Só para citar exemplos brasileiros, Ayrton Senna e Nelson Piquet já falaram de orgasmo ao descrever a sensação da superação e da vitória. Emerson Fittipaldi disse que conduzir um monoposto a quase 400 km/h é "como fazer amor com uma mulher".
Fittipaldi, entretanto, não fez nenhuma menção ao prazer quando, em julho passado, destruiu seu Penske/Mercedes no muro de proteção do circuito oval de Michigan (EUA), durante uma corrida da Indy, num acidente que por pouco não o deixou tetraplégico e que ainda pode lhe custar o abandono da carreira.
"Emerson sofreu um acidente e agora está quase desistindo de tudo. É um instinto de preservação da vida muito forte. Quem está preocupado com segurança não pode ter prazer com a morte", comentou Rabinovich.
Em síntese, para ele, o prazer que se tira do carro é sempre simbólico, mesmo que se esteja em alta velocidade. "Os rachadores, por exemplo, querem desafiar a autoridade, especialmente a paterna. São inconsequentes", conta.
Para o psicólogo, não se tira prazer físico, sexual, do automóvel. E, se alguém o fizer, na opinião dele, sofre de algum desvio da sexualidade. "A pessoa sentir prazer na auto-destruição é um desvio muito forte. Quem tem esse tipo de prazer é anormal."
"Todos têm que entrar no cinema sabendo que vão presenciar um comportamento anormal. Um acidente pode te matar ou te deixar inutilizado para o resto da vida. Numa fração de segundo, vai-se uma vida em que você investiu por 40 anos", acrescenta.
Pelo menos 2.120 dessas vidas foram bruscamente interrompidas no ano passado só na região metropolitana de São Paulo, segundo dados da Polícia Militar e da Companhia de Engenharia de Tráfego.
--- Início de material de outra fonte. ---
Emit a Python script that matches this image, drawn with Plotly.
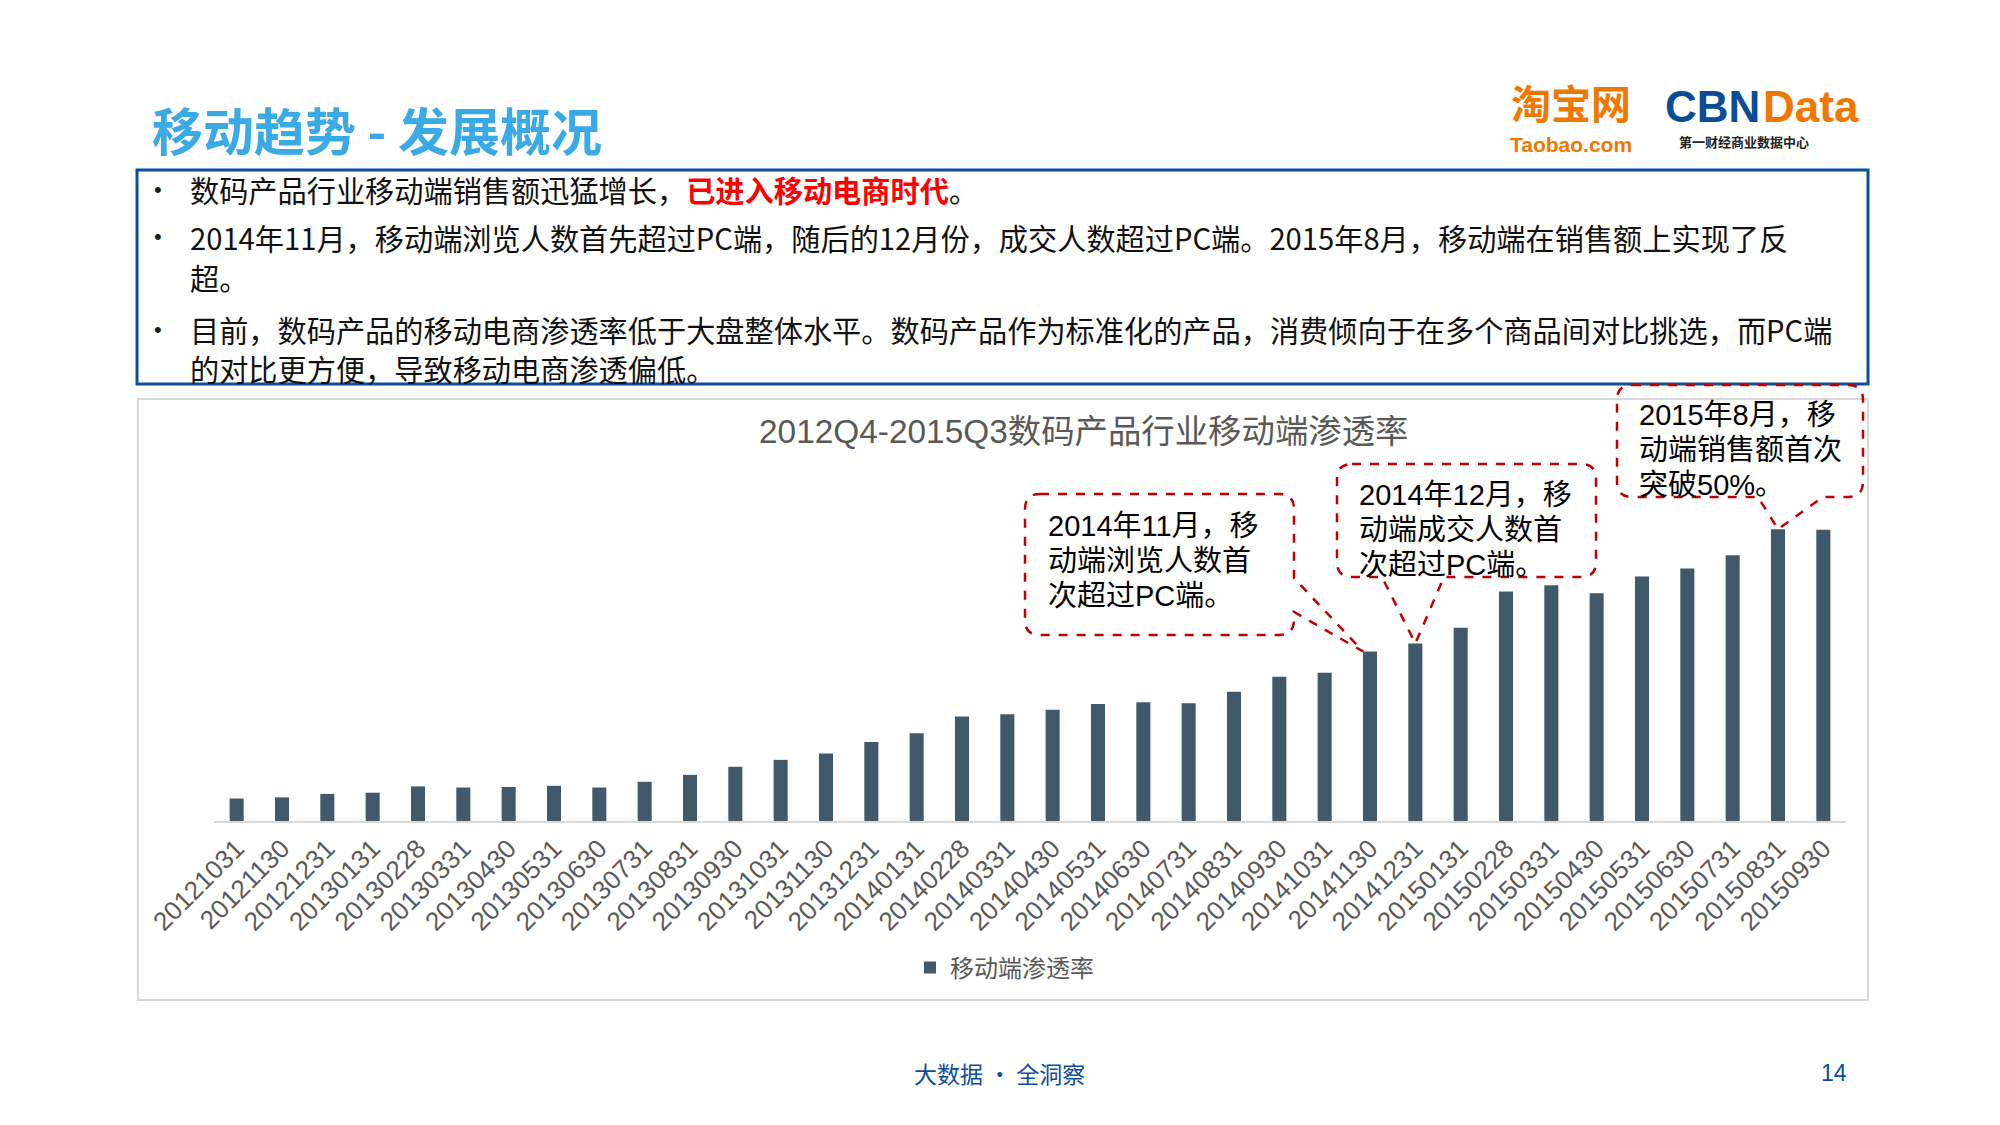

Em 1995, houve ainda mais mortes no trânsito paulistano: 2.278.
Se o número de vítimas fatais tende a cair na cidade -a obrigatoriedade do uso do cinto de segurança é aceita como explicação para o fato-, a quantidade de acidentes de carro aumenta ano após ano. Em 96, esse número chegou a, no mínimo, 195.032 ocorrências -6,7% mais que em relação a 95.
Em outras palavras, aconteceu um acidente de trânsito na cidade a cada 2,7 minutos durante todos os dias do ano que passou.
Pelas informações recolhidas no Cepat, 90% dos acidentes têm a falha humana como causa.
"O motorista brasileiro é de alto risco, despreparado, sem valores. Só se vai reverter esse quadro mexendo com a cultura. Dirigir no Brasil é considerado uma brincadeira. E não é a lei que vai alterar isso. Trata-se de moralidade pública, cidadania, responsabilidade", completa Rabinovich.
Chegar ileso à casa após a sessão de "Crash" pode ser, nessa linha, um bom começo.